Radyo Pilipino Dumaguete (DYRM)

Dumaguete; Philippines;
- Broadcast area: Southern Negros Oriental and surrounding areas
- Frequency: 1134 kHz
- Branding: DYRM 1134 Radyo Pilipino

Programming
- Languages: Cebuano, Filipino
- Format: News, Public Affairs, Talk
- Network: Radyo Pilipino

Ownership
- Owner: Radyo Pilipino Corporation; (Philippine Radio Corporation);

History
- First air date: 1959
- Former names: Radyo Asenso
- Former frequencies: 1120 kHz (1959–1978)
- Call sign meaning: Ramon Magsaysay

Technical information
- Licensing authority: NTC
- Class: C, D, E
- Power: 1,000 watts
- ERP: 5,000 watts

= DYRM =

Radio station in Dumaguete, Philippines

DYRM (1134 AM) Radyo Pilipino is a radio station owned and operated by Radyo Pilipino Corporation through its licensee Philippine Radio Corporation.

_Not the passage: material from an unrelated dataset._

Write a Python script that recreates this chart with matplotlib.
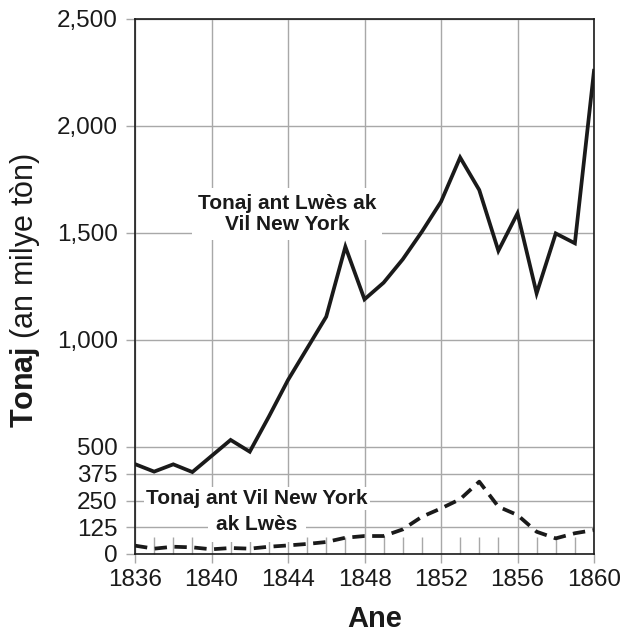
import matplotlib
matplotlib.use("Agg")
import matplotlib.pyplot as plt
from matplotlib.ticker import FixedLocator, MultipleLocator, FuncFormatter

plt.rcParams['font.family'] = ['Liberation Sans', 'DejaVu Sans']
plt.rcParams['mathtext.fontset'] = 'custom'
plt.rcParams['mathtext.rm'] = 'Liberation Sans'
plt.rcParams['mathtext.bf'] = 'Liberation Sans:bold'

years = list(range(1836, 1861))
to_new_york = [420, 385, 419, 383, 458, 533, 478, 642, 813, 961, 1109, 1436,
               1190, 1268, 1377, 1506, 1646, 1853, 1701, 1417, 1592, 1218,
               1498, 1452, 2258]
from_new_york = [39, 25, 34, 31, 22, 28, 25, 34, 40, 47, 56, 76, 84, 84, 115,
                 174, 213, 256, 338, 221, 182, 104, 73, 97, 112]

y_ticks = [0, 125, 250, 375, 500, 1000, 1500, 2000, 2500]
x_ticks = [1836, 1840, 1844, 1848, 1852, 1856, 1860]

fig = plt.figure(figsize=(6.42, 6.35), dpi=100)
ax = fig.add_axes([135/642, 1-554/635, 459/642, 535/635])

ink = '#1a1a1a'
grid_c = '#a8a8a8'

ax.plot(years, to_new_york, color=ink, lw=2.7, solid_joinstyle='miter', zorder=3)
ax.plot(years, from_new_york, color=ink, lw=2.7, dashes=(3.3, 2.0), zorder=3)

ax.set_xlim(1836, 1860)
ax.set_ylim(0, 2500)
ax.yaxis.set_major_locator(FixedLocator(y_ticks))
ax.xaxis.set_major_locator(FixedLocator(x_ticks))
ax.xaxis.set_minor_locator(MultipleLocator(1))
ax.yaxis.set_major_formatter(FuncFormatter(lambda v, p: f"{int(v):,}"))

ax.grid(True, which='major', color=grid_c, lw=1.0, zorder=0)
ax.set_axisbelow(True)
ax.tick_params(axis='both', which='major', direction='out', length=6.5,
               color=grid_c, width=1, labelsize=17.5, labelcolor=ink)
ax.tick_params(axis='x', which='minor', direction='in', length=12,
               color=grid_c, width=1)
ax.tick_params(axis='y', which='major', pad=6)
ax.tick_params(axis='x', which='major', pad=4)
for s in ax.spines.values():
    s.set_color(ink)
    s.set_linewidth(1.2)

bb = dict(facecolor='white', edgecolor='none', boxstyle='square,pad=0.3')
ax.text(1843.95, 1589, "Tonaj ant Lwès ak\nVil New York", ha='center',
        va='center', fontsize=15, fontweight='bold', color=ink,
        linespacing=1.15, bbox=bb, zorder=2)

bb2 = dict(facecolor='white', edgecolor='none', boxstyle='square,pad=0.1')
ax.text(1842.38, 261, "Tonaj ant Vil New York", ha='center', va='center',
        fontsize=15, fontweight='bold', color=ink, bbox=bb2, zorder=2)
ax.text(1842.38, 140, "ak Lwès", ha='center', va='center',
        fontsize=15, fontweight='bold', color=ink,
        bbox=dict(facecolor='white', edgecolor='none', boxstyle='square,pad=0.4'),
        zorder=2)

fig.text(375/642, 1-619/635, "Ane", ha='center', va='center', fontsize=21,
         fontweight='bold', color=ink)
fig.text(25/642, 1-291/635, r"$\mathbf{Tonaj}$ (an milye tòn)", ha='center',
         va='center', rotation=90, fontsize=22, color=ink)

fig.savefig("out.png", dpi=100)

Its studios and transmitter are located at Brgy. Calindagan, Dumaguete. DYRM is the pioneer AM station in Negros Oriental.

It was formerly owned by Allied Broadcasting Center from its inauguration until 1983, when the Radio Corporation of the Philippines acquired the station. Based on a survey conducted by Kantar in early 2017, it is ranked #2 most listened to AM station.